Administration episodes in ‘EX’ do not include time information for
individual treatment administrations but only for the first and last
ones (i.e., as reflected in ‘EXSTDTC’ and ‘EXENDTC’). In addition, the
time parts of ‘EXSDTDTC’ or ‘EXENDTC’ may be missing. This if often the
case when preliminary and not fully cleaned SDTM data are used to
generate an analysis data set Since precise time information for
administration events is usually essential for modeling analyses, a
series of time imputations are performed by
add_admininstration().
The following section describes the steps performed by the default imputation rule set, ‘imputation_rules_standard’, and the alternative pre-defined rule set, ‘imputation_rules_1’. It is possible and encouraged to write custom rule sets, however the details go beyond the scope of this vignette.
In either case, a first set of data imputations are performed on the non-expanded EX domain, with the aim to ensure that each episode has valid ‘EXSTDTC’ and ‘EXENDTC’ fields that can be then expanded to individual rows. A second set of imputations are performed after expansion. The focus there is to ensure that all administration events include the most precise time information, either derived from the available data sources, or imputed in a consistent way.
OBSERVATIONS
To be completed.
1. Missing last EXENDTC
If the last administration episode for a subject (and a treatment)
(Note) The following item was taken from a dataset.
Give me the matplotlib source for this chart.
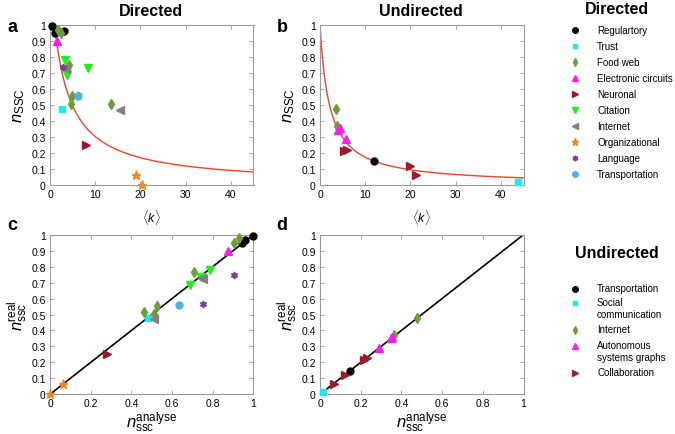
import matplotlib
matplotlib.use("Agg")
import matplotlib.pyplot as plt
import numpy as np

plt.rcParams['font.family'] = ['Liberation Sans', 'DejaVu Sans']
plt.rcParams['mathtext.fontset'] = 'custom'
plt.rcParams['mathtext.rm'] = 'Liberation Sans'
plt.rcParams['mathtext.it'] = 'Liberation Sans:italic'
plt.rcParams['mathtext.bf'] = 'Liberation Sans:bold'

# ---------------- data: directed networks ----------------
dir_names = ["Regulartory", "Trust", "Food web", "Electronic circuits", "Neuronal",
             "Citation", "Internet", "Organizational", "Language", "Transportation"]
dir_markers = ["o", "s", "d", "^", ">", "v", "<", "*", (6, 1, 0), "o"]
dir_colors = ["#000000", "#22e6f2", "#6f9c3a", "#ff1cf0", "#9c1a30",
              "#22ee22", "#808080", "#e8892b", "#7b3f98", "#4fb3e6"]

# panel a: mean degree <k> and n_SSC
a_k = {
    "Regulartory": [0.55, 1.1, 3.2],
    "Trust": [2.7],
    "Food web": [1.7, 2.43, 4.2, 4.93, 4.58, 13.56],
    "Electronic circuits": [1.48],
    "Neuronal": [7.9],
    "Citation": [3.3, 3.83, 8.47],
    "Internet": [3.47, 15.5],
    "Organizational": [18.95, 20.3],
    "Language": [2.94, 6.1],
    "Transportation": [6.27],
}
a_n = {
    "Regulartory": [0.99, 0.95, 0.96],
    "Trust": [0.474],
    "Food web": [0.965, 0.95, 0.75, 0.553, 0.505, 0.505],
    "Electronic circuits": [0.9],
    "Neuronal": [0.25],
    "Citation": [0.778, 0.684, 0.732],
    "Internet": [0.726, 0.468],
    "Organizational": [0.062, 0.0],
    "Language": [0.736, 0.56],
    "Transportation": [0.557],
}

# panel c: n_ssc analyse vs real
c_analyse = {
    "Regulartory": [0.997, 0.958, 0.945],
    "Trust": [0.48],
    "Food web": [0.46, 0.513, 0.525, 0.709, 0.903, 0.93],
    "Electronic circuits": [0.873],
    "Neuronal": [0.279],
    "Citation": [0.69, 0.785, 0.74],
    "Internet": [0.51, 0.75, 0.745],
    "Organizational": [0.0, 0.064],
    "Language": [0.903, 0.75],
    "Transportation": [0.635],
}
c_real = {
    "Regulartory": [0.99, 0.965, 0.95],
    "Trust": [0.478],
    "Food web": [0.514, 0.503, 0.555, 0.764, 0.948, 0.979],
    "Electronic circuits": [0.9],
    "Neuronal": [0.25],
    "Citation": [0.685, 0.781, 0.734],
    "Internet": [0.47, 0.722, 0.73],
    "Organizational": [0.0, 0.065],
    "Language": [0.749, 0.566],
    "Transportation": [0.56],
}

# ---------------- data: undirected networks ----------------
und_names = ["Transportation", "Social\ncommunication", "Internet",
             "Autonomous\nsystems graphs", "Collaboration"]
und_markers = ["o", "s", "d", "^", ">"]
und_colors = ["#000000", "#22e6f2", "#6f9c3a", "#ff1cf0", "#9c1a30"]

b_k = [[11.9], [43.8], [3.49, 3.71], [4.07, 4.33, 5.71], [5.4, 5.93, 20.0, 21.3]]
b_n = [[0.148], [0.017], [0.474, 0.366], [0.345, 0.354, 0.29], [0.214, 0.22, 0.12, 0.064]]

d_analyse = [[0.148], [0.016], [0.364, 0.479], [0.29, 0.349, 0.355], [0.069, 0.125, 0.218, 0.229]]
d_real = [[0.148], [0.016], [0.372, 0.476], [0.288, 0.351, 0.356], [0.065, 0.121, 0.217, 0.227]]

# fitted theoretical curves n = A / (k + B)
curve_a_A, curve_a_B, curve_a_kmin = 3.9, 2.9, 1.33
curve_b_A, curve_b_B, curve_b_kmin = 2.1, 2.1, 0.0
k_max = 45

# ---------------- figure ----------------
W, H = 675, 435
fig = plt.figure(figsize=(W / 100, H / 100), dpi=100)

def px_axes(x0, y0, x1, y1):
    return fig.add_axes([x0 / W, 1 - y1 / H, (x1 - x0) / W, (y1 - y0) / H])

ax_a = px_axes(50, 25.7, 253.5, 186)
ax_b = px_axes(320, 25.7, 523.5, 186)
ax_c = px_axes(50, 235.7, 253.5, 395.3)
ax_d = px_axes(320, 235.7, 523.5, 395.3)

frame_col = "#9a9a9a"
for ax in (ax_a, ax_b, ax_c, ax_d):
    for s in ax.spines.values():
        s.set_color(frame_col)
        s.set_linewidth(0.8)
    ax.tick_params(direction="in", length=3, width=0.6, color=frame_col,
                   labelsize=7.5, top=True, right=True, pad=3)
    ax.set_ylim(0, 1)
    ax.set_yticks(np.arange(0, 1.01, 0.1))
    ax.set_yticklabels(["0"] + [f"{v:.1f}" for v in np.arange(0.1, 0.95, 0.1)] + ["1"])

ms = {"o": 5, "s": 4.3, "d": 4.8, "^": 5.5, ">": 5.5, "v": 5.5, "<": 5.5, "*": 6.5}

def msize(m):
    return ms.get(m, 5) if isinstance(m, str) else 5

# panel a
kk = np.linspace(curve_a_kmin, k_max, 300)
ax_a.plot(kk, curve_a_A / (kk + curve_a_B), color="#e8452a", lw=1.0, zorder=1)
for name, m, c in zip(dir_names, dir_markers, dir_colors):
    ax_a.plot(a_k[name], a_n[name], ls="none", marker=m, color=c, mec=c,
              ms=msize(m), zorder=3, clip_on=False)
ax_a.set_xlim(0, k_max)
ax_a.set_xticks([0, 10, 20, 30, 40])

# panel b
kk = np.linspace(curve_b_kmin, k_max, 600)
ax_b.plot(kk, curve_b_A / (kk + curve_b_B), color="#e8452a", lw=1.0, zorder=1)
for ks, ns, m, c in zip(b_k, b_n, und_markers, und_colors):
    ax_b.plot(ks, ns, ls="none", marker=m, color=c, mec=c, ms=msize(m), zorder=3, clip_on=False)
ax_b.set_xlim(0, k_max)
ax_b.set_xticks([0, 10, 20, 30, 40])

# panel c
ax_c.plot([0, 1], [0, 1], color="black", lw=1.2, zorder=1)
for name, m, c in zip(dir_names, dir_markers, dir_colors):
    ax_c.plot(c_analyse[name], c_real[name], ls="none", marker=m, color=c, mec=c,
              ms=msize(m), zorder=3, clip_on=False)
ax_c.set_xlim(0, 1)
ax_c.set_xticks([0, 0.2, 0.4, 0.6, 0.8, 1])
ax_c.set_xticklabels(["0", "0.2", "0.4", "0.6", "0.8", "1"])

# panel d
ax_d.plot([0, 1], [0, 1], color="black", lw=1.2, zorder=1)
for xs, ys, m, c in zip(d_analyse, d_real, und_markers, und_colors):
    ax_d.plot(xs, ys, ls="none", marker=m, color=c, mec=c, ms=msize(m), zorder=3, clip_on=False)
ax_d.set_xlim(0, 1)
ax_d.set_xticks([0, 0.2, 0.4, 0.6, 0.8, 1])
ax_d.set_xticklabels(["0", "0.2", "0.4", "0.6", "0.8", "1"])

# labels
for ax in (ax_a, ax_b):
    ax.set_xlabel(r"$\langle k\rangle$", fontsize=9, labelpad=6)
    ax.set_ylabel(r"$n_{\mathrm{SSC}}$", fontsize=12, labelpad=3)
for ax in (ax_c, ax_d):
    ax.set_xlabel(r"$n^{\mathrm{analyse}}_{\mathrm{ssc}}$", fontsize=12, labelpad=1)
    ax.set_ylabel(r"$n^{\mathrm{real}}_{\mathrm{ssc}}$", fontsize=12, labelpad=1)

fig.text(151 / W, 1 - 11 / H, "Directed", ha="center", va="center", fontsize=11.5, fontweight="bold")
fig.text(421 / W, 1 - 11 / H, "Undirected", ha="center", va="center", fontsize=11.5, fontweight="bold")
for lab, x, y in (("a", 12, 27), ("b", 282, 27), ("c", 12, 226), ("d", 282, 226)):
    fig.text(x / W, 1 - y / H, lab, ha="center", va="center", fontsize=13, fontweight="bold")

# legends (manual layout)
lax = fig.add_axes([0, 0, 1, 1])
lax.set_xlim(0, W)
lax.set_ylim(H, 0)
lax.axis("off")
mark_x, text_x = 575, 597
lax.text(617, 9, "Directed", ha="center", va="center", fontsize=11.5, fontweight="bold")
y0, dy = 31, 16.0
for i, (name, m, c) in enumerate(zip(dir_names, dir_markers, dir_colors)):
    y = y0 + i * dy
    lax.plot([mark_x], [y], marker=m, color=c, mec=c, ms=msize(m) * 0.8, ls="none")
    lax.text(text_x, y, name, ha="left", va="center", fontsize=7.0)

lax.text(617, 254, "Undirected", ha="center", va="center", fontsize=11.5, fontweight="bold")
und_y = [290, 304, 331, 347, 374]
for name, m, c, y in zip(und_names, und_markers, und_colors, und_y):
    lax.plot([mark_x], [y], marker=m, color=c, mec=c, ms=msize(m) * 0.8, ls="none")
    lax.text(text_x, y - 6, name, ha="left", va="top", fontsize=7.0, linespacing=1.25)

fig.savefig("out.png", dpi=100)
has an empty ‘EXENDTC’, it is replaced with the date/time provided by
‘DM.RFENDTC’, if available, i.e., the subject’s reference end date. See
the documentation for the (internal) function
impute_exendtc_to_rfendtc() for further details.
2. Ongoing treatment
If after the above imputation attempt, the last administration
episode still has no ‘EXENDTC’ entry, it is replaced with
cut_off_date. This situation is often found in interim
analyses where some subjects are still on treatment. The
cut_off_date parameter can be specified in the call to
add_administration(), or, if not specified, is set to the
last administration event found in the whole dataset (refer to the
documentation of impute_exendtc_to_cutoff() for
details).
3. Missing EXENDTC in other administration episodes
If in an unclean data set, ‘EXENDTC’ is missing in episodes that are
not the last episode for a given subject and treatment, it is replaced
with the day before the subsequent administration episode start
(‘EXSTDTC’). It should be understood that this reflects a rather strong
assumption, i.e., that the treatment was continued into the next
administration episode. Consider this a last-resort imputation that
should be avoided by prior data cleaning, if ever possible. This
imputation, if conducted, therefore issues a warning that cannot be
suppressed with silent = TRUE (see the documentation to
impute_missing_exendtc() for details).
4. Expansion of treatment administration episodes
All administration episodes, i.e., the intervals between ‘EXSTDTC’ and ‘EXENDTC’ for a given row in EX, are expanded into a sequence of rows with one administration day per row. The administration times for all rows except for the last are taken from the time information in EXSTDTD, whereas the time for the last administration event in the respective episode is taken from the time information in EXENDTC.
5. Impute administration time from PCRFTDTC
For administration days for which PK sampling events are recorded in
PC, the administration time is taken from PC.PCRFTDTC, if this field is
available. Time information derived during expansion (see 4.) is
overwritten during this process. See the documentation to
impute_admin_times_from_pcrftdtc() for details.